» **Goal of the exercise**:
Do not repeat pictures. Repeat exactly the lines of the listing below from its first line through the line with "const linuxC = [152, 72.1, 30.3];".

» **Data**:
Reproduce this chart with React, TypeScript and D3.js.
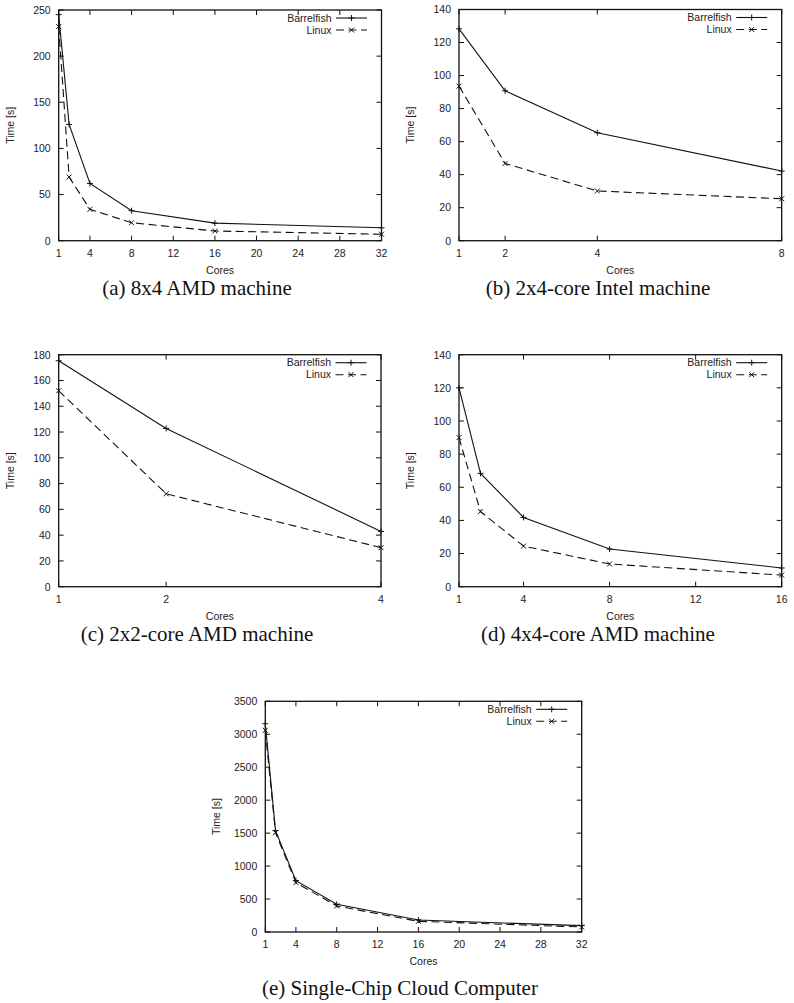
import React from "react";
import * as d3 from "d3";

// values
const coresA = [1, 2, 4, 8, 16, 32];
const barrelfishA = [245, 126, 62, 32.5, 19, 14];
const linuxA = [232, 69, 34, 19.5, 10.5, 7];

const coresB = [1, 2, 4, 8];
const barrelfishB = [128.3, 90.8, 65.4, 42.2];
const linuxB = [93.6, 46.8, 30.1, 25.4];

const coresC = [1, 2, 4];
const barrelfishC = [175.3, 122.8, 42.9];
const linuxC = [152, 72.1, 30.3];

const coresD = [1, 2, 4, 8, 16];
const barrelfishD = [120, 68.4, 41.8, 22.7, 11.3];
const linuxD = [90, 45.3, 24.5, 13.7, 7];

const coresE = [1, 2, 4, 8, 16, 32];
const barrelfishE = [3160, 1538, 779, 420, 182, 96];
const linuxE = [3060, 1507, 749, 395, 162, 76];

const xTicks32 = [1, 4, 8, 12, 16, 20, 24, 28, 32];
const xTicks8 = [1, 2, 4, 8];
const xTicks4 = [1, 2, 4];
const xTicks16 = [1, 4, 8, 12, 16];

const yTicks250 = [0, 50, 100, 150, 200, 250];
const yTicks140 = [0, 20, 40, 60, 80, 100, 120, 140];
const yTicks180 = [0, 20, 40, 60, 80, 100, 120, 140, 160, 180];
const yTicks3500 = [0, 500, 1000, 1500, 2000, 2500, 3000, 3500];

const captions = [
  "(a) 8x4 AMD machine",
  "(b) 2x4-core Intel machine",
  "(c) 2x2-core AMD machine",
  "(d) 4x4-core AMD machine",
  "(e) Single-Chip Cloud Computer",
];

const sans = "'Liberation Sans', Arial, Helvetica, sans-serif";
const serif = "'Liberation Serif', 'Times New Roman', serif";

type PanelProps = {
  left: number; right: number; top: number; bottom: number;
  cores: number[]; bf: number[]; lx: number[];
  xTicks: number[]; yTicks: number[];
  caption: string; capX: number; capY: number;
  showCores?: boolean;
};

const Plus = ({ x, y }: { x: number; y: number }) => (
  <path d={`M${x - 3},${y}H${x + 3}M${x},${y - 3}V${y + 3}`} stroke="#111" strokeWidth={1} />
);
const Cross = ({ x, y }: { x: number; y: number }) => (
  <path d={`M${x - 2.5},${y - 2.5}L${x + 2.5},${y + 2.5}M${x - 2.5},${y + 2.5}L${x + 2.5},${y - 2.5}`} stroke="#111" strokeWidth={1} />
);

const Panel = (p: PanelProps) => {
  const xd = d3.extent(p.xTicks) as [number, number];
  const yd = d3.extent(p.yTicks) as [number, number];
  const x = d3.scaleLinear().domain(xd).range([p.left, p.right]);
  const y = d3.scaleLinear().domain(yd).range([p.bottom, p.top]);
  const line = d3.line<number>().x((_, i) => x(p.cores[i])).y((d) => y(d));
  const tl = 5;
  const midY = (p.top + p.bottom) / 2;
  const midX = (p.left + p.right) / 2;
  const legX = p.right - 50;
  return (
    <g>
      {/* ticks, mirrored on all sides */}
      {p.xTicks.map((t) => (
        <g key={"x" + t}>
          <line x1={x(t)} x2={x(t)} y1={p.bottom} y2={p.bottom - tl} stroke="#111" />
          <line x1={x(t)} x2={x(t)} y1={p.top} y2={p.top + tl} stroke="#111" />
          <text x={x(t)} y={p.bottom + 16} textAnchor="middle" fontSize={10.5} fontFamily={sans} fill="#222">{t}</text>
        </g>
      ))}
      {p.yTicks.map((t) => (
        <g key={"y" + t}>
          <line x1={p.left} x2={p.left + tl} y1={y(t)} y2={y(t)} stroke="#111" />
          <line x1={p.right} x2={p.right - tl} y1={y(t)} y2={y(t)} stroke="#111" />
          <text x={p.left - 8} y={y(t) + 3.8} textAnchor="end" fontSize={10.5} fontFamily={sans} fill="#222">{t}</text>
        </g>
      ))}
      <rect x={p.left} y={p.top} width={p.right - p.left} height={p.bottom - p.top} fill="none" stroke="#111" strokeWidth={1.3} />
      <text transform={`translate(${p.left - 45},${midY}) rotate(-90)`} textAnchor="middle" fontSize={10.5} fontFamily={sans} fill="#222">Time [s]</text>
      <text x={midX} y={p.bottom + 33} textAnchor="middle" fontSize={10.5} fontFamily={sans} fill="#222">Cores</text>

      {/* series */}
      <path d={line(p.bf) || ""} fill="none" stroke="#111" strokeWidth={1.1} />
      <path d={line(p.lx) || ""} fill="none" stroke="#111" strokeWidth={1.1} strokeDasharray="8,4.5" />
      {p.bf.map((v, i) => <Plus key={"b" + i} x={x(p.cores[i])} y={y(v)} />)}
      {p.lx.map((v, i) => <Cross key={"l" + i} x={x(p.cores[i])} y={y(v)} />)}

      {/* legend */}
      <text x={legX} y={p.top + 11.5} textAnchor="end" fontSize={10.5} fontFamily={sans} fill="#222">Barrelfish</text>
      <line x1={p.right - 45.5} x2={p.right - 14.5} y1={p.top + 8} y2={p.top + 8} stroke="#111" strokeWidth={1.1} />
      <Plus x={p.right - 30} y={p.top + 8} />
      <text x={legX} y={p.top + 23.5} textAnchor="end" fontSize={10.5} fontFamily={sans} fill="#222">Linux</text>
      <line x1={p.right - 45.5} x2={p.right - 14.5} y1={p.top + 20} y2={p.top + 20} stroke="#111" strokeWidth={1.1} strokeDasharray="8,4.5" />
      <Cross x={p.right - 30} y={p.top + 20} />

      <text x={p.capX} y={p.capY} textAnchor="middle" fontSize={21} fontFamily={serif} fill="#111">{p.caption}</text>
    </g>
  );
};

export default function App() {
  return (
    <svg width={794} height={1003} style={{ position: "absolute", left: 0, top: 0, background: "#fff" }}>
      <rect width={794} height={1003} fill="#fff" />
      <Panel left={58.7} right={381.5} top={10} bottom={240.7} cores={coresA} bf={barrelfishA} lx={linuxA}
        xTicks={xTicks32} yTicks={yTicks250} caption={captions[0]} capX={197} capY={295} />
      <Panel left={459} right={781.7} top={9.5} bottom={240.7} cores={coresB} bf={barrelfishB} lx={linuxB}
        xTicks={xTicks8} yTicks={yTicks140} caption={captions[1]} capX={598} capY={295} />
      <Panel left={58.7} right={381} top={354.7} bottom={586.7} cores={coresC} bf={barrelfishC} lx={linuxC}
        xTicks={xTicks4} yTicks={yTicks180} caption={captions[2]} capX={197} capY={641} />
      <Panel left={459} right={781.7} top={354.7} bottom={586.7} cores={coresD} bf={barrelfishD} lx={linuxD}
        xTicks={xTicks16} yTicks={yTicks140} caption={captions[3]} capX={598} capY={641} />
      <Panel left={265.3} right={581.7} top={701.3} bottom={932} cores={coresE} bf={barrelfishE} lx={linuxE}
        xTicks={xTicks32} yTicks={yTicks3500} caption={captions[4]} capX={400} capY={995} />
    </svg>
  );
}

» **Result below**:
Reproduce this chart with React, TypeScript and D3.js.
import React from "react";
import * as d3 from "d3";

// values
const coresA = [1, 2, 4, 8, 16, 32];
const barrelfishA = [245, 126, 62, 32.5, 19, 14];
const linuxA = [232, 69, 34, 19.5, 10.5, 7];

const coresB = [1, 2, 4, 8];
const barrelfishB = [128.3, 90.8, 65.4, 42.2];
const linuxB = [93.6, 46.8, 30.1, 25.4];

const coresC = [1, 2, 4];
const barrelfishC = [175.3, 122.8, 42.9];
const linuxC = [152, 72.1, 30.3];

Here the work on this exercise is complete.